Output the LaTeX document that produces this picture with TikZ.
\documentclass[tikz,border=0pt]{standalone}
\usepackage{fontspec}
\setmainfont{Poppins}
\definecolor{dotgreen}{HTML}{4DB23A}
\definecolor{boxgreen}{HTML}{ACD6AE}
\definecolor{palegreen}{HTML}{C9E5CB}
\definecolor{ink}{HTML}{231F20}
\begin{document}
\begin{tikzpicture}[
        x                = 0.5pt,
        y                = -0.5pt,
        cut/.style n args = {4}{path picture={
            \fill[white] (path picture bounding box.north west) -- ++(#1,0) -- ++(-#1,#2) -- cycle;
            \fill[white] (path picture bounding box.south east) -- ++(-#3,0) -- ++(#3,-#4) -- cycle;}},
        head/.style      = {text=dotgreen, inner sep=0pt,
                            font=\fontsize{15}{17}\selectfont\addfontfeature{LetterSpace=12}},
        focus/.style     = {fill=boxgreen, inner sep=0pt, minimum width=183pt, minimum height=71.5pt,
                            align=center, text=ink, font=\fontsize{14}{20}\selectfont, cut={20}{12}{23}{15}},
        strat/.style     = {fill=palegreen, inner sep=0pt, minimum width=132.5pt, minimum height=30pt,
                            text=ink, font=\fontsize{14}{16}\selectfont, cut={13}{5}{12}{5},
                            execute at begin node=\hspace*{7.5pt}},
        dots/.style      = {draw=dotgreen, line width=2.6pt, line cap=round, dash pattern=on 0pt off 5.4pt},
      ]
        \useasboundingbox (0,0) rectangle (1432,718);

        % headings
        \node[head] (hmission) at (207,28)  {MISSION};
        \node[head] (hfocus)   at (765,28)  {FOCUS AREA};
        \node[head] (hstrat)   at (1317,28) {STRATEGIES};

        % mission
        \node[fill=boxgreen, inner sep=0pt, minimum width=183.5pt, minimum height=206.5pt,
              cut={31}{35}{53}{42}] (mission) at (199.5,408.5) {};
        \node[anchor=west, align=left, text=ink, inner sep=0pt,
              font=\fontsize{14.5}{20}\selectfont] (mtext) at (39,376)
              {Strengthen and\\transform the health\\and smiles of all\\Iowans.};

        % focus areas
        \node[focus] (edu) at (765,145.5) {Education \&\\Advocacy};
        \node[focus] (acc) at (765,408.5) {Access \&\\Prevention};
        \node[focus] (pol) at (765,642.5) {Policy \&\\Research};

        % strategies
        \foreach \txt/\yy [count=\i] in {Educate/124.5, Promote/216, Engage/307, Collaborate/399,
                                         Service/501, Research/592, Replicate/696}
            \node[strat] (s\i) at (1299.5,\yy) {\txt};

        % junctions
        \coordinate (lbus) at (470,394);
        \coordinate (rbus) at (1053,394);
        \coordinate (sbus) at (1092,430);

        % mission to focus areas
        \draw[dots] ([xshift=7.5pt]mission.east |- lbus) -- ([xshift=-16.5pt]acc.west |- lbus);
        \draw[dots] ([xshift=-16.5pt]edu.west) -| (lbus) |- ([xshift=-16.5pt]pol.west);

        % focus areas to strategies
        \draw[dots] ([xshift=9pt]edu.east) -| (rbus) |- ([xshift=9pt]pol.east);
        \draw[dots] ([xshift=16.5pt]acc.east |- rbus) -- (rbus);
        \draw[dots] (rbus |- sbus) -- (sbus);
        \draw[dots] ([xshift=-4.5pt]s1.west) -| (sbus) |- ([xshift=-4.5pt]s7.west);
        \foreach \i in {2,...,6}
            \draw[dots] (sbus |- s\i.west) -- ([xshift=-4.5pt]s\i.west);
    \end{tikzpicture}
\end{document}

-=-=-

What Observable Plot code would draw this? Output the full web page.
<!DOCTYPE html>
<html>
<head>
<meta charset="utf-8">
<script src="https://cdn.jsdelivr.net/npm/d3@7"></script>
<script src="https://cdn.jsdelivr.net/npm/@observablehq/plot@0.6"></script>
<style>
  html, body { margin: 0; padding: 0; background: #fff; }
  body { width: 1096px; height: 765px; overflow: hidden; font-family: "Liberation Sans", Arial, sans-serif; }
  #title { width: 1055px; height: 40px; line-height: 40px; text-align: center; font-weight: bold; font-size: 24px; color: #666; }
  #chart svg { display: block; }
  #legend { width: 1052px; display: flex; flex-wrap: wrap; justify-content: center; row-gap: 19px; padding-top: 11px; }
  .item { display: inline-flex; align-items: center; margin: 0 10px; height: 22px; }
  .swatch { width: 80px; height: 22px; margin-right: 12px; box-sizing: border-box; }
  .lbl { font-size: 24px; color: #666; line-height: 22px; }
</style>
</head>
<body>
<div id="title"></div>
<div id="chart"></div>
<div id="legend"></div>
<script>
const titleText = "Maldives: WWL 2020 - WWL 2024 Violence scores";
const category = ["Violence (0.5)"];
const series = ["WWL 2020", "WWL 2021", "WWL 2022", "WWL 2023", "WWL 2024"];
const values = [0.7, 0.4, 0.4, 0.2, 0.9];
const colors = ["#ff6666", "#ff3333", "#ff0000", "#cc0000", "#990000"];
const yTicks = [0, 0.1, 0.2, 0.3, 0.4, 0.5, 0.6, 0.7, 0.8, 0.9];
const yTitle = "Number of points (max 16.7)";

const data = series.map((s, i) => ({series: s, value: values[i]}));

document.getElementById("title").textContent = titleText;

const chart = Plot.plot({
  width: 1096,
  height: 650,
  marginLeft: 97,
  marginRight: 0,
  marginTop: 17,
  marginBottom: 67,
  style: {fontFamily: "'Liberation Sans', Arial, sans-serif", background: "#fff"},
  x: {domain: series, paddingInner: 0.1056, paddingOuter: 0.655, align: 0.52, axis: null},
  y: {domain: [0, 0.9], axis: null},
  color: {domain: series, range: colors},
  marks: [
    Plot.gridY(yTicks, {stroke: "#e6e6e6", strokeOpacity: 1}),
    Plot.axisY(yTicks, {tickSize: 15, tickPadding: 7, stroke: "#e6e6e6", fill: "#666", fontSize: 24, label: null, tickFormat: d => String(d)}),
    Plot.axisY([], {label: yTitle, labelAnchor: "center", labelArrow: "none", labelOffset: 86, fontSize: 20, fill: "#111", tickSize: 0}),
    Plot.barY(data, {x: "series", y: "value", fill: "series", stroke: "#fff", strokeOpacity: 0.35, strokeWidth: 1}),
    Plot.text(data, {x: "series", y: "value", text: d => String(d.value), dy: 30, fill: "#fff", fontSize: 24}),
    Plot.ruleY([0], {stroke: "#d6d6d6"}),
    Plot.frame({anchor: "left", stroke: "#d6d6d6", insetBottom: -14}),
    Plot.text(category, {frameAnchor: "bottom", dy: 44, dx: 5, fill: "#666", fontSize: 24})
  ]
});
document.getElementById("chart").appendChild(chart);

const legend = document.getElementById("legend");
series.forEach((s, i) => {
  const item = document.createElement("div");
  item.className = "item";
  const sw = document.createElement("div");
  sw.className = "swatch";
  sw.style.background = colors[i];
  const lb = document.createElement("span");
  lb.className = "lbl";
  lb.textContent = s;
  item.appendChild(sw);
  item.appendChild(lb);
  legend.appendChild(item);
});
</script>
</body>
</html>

-=-=-

What the task asks: Say how many lines of the data include the string "draw". Nothing other than the number should be given.

Result of this task: 9